- Born: March 23, 1943 (age 83) Brooklyn, New York, U.S.

= Ernest Varacalli =

American mobster

Ernest Varacalli (born March 23, 1944), or "Junior", is a New York mobster who belongs to the Genovese crime family, one of the five New York crime families. Varacalli has used as many as nine different aliases during his criminal career.

==Car theft ring==

In May 2001, the Federal Bureau of Investigation (FBI), in conjunction with the Brooklyn District Attorney's office, arrested Varacalli for insurance fraud, extortion, and other charges. Varacalli was the alleged ring leader of the biggest stolen car empire in New York City. New York Police Commissioner Bernard B. Kerik said that Varacalli made more than $10.5 million a year stealing cars to order and dispatching thieves to steal air bags from specific cars, based on orders from auto parts shops around the city. Some of those cars were "stolen" with the consent of their owners who wanted to get out of lease payments. Varacalli's crew was responsible for the theft of about 600 auto airbags.

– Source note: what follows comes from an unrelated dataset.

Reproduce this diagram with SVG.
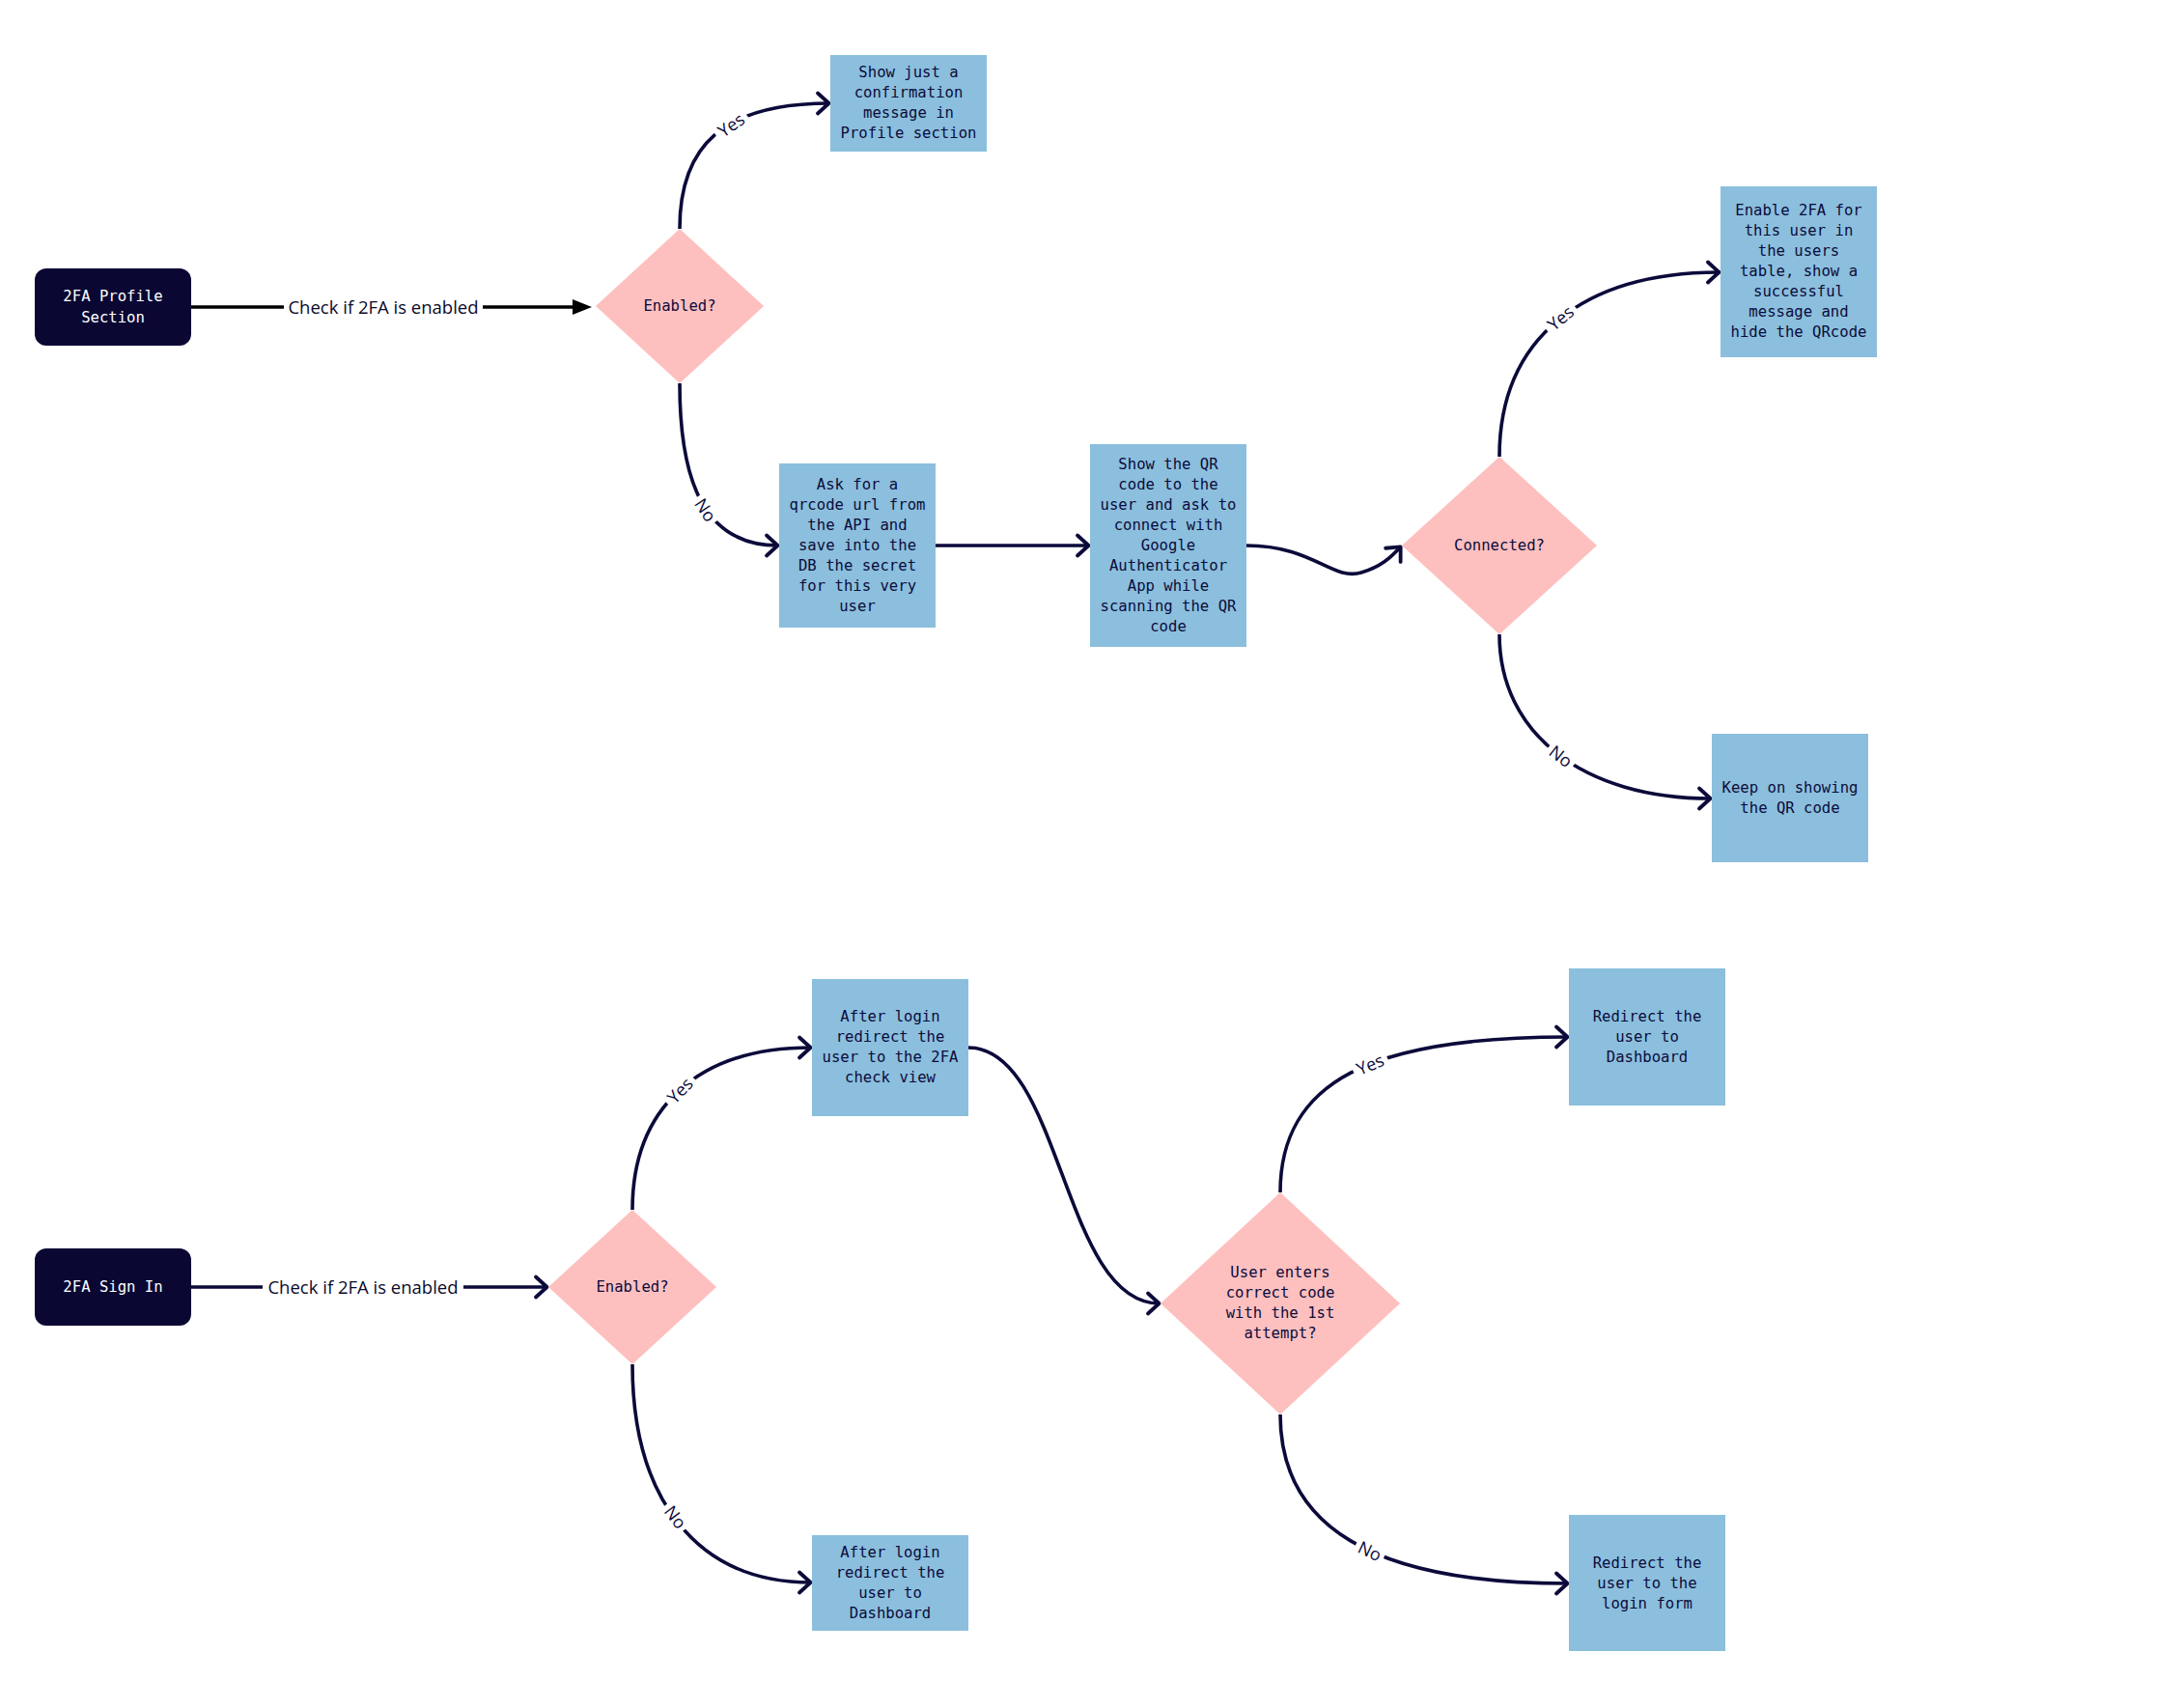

In 2002, Varacalli was sentenced to 10 years in prison and received a $1 million fine.
 He was incarcerated at the Federal Correctional Institution (FCI) in Otisville, New York. On December 21, 2009 Varacalli was released from prison.

== Mob wife ==
Camille Colucci, Varacalli's third wife, was also accused of falsifying business documents in connection with the stolen car ring. She pleaded guilty and was fined $400,000.

During the 1970s, Colucci became the center of a messy Mafia "love triangle." Thomas Spero, the nephew of a Mafia Capo, was infatuated with Colucci, but she was already married (not to Varacalli then), but to a mob associate named Joseph Colucci. According to Gambino family turncoat "Sammy the Bull" Gravano, Spero's uncle, Thomas "Shorty" Spero², arranged for him to kill Camille's husband. Gravano told the FBI this was his first hit. "I shot him twice in the head," Gravano said, "Then three more times when his body was dumped out of the car on Rockaway Parkway, (a street in Canarsie, Brooklyn)." Once Colucci became a widow, she married the younger Spero.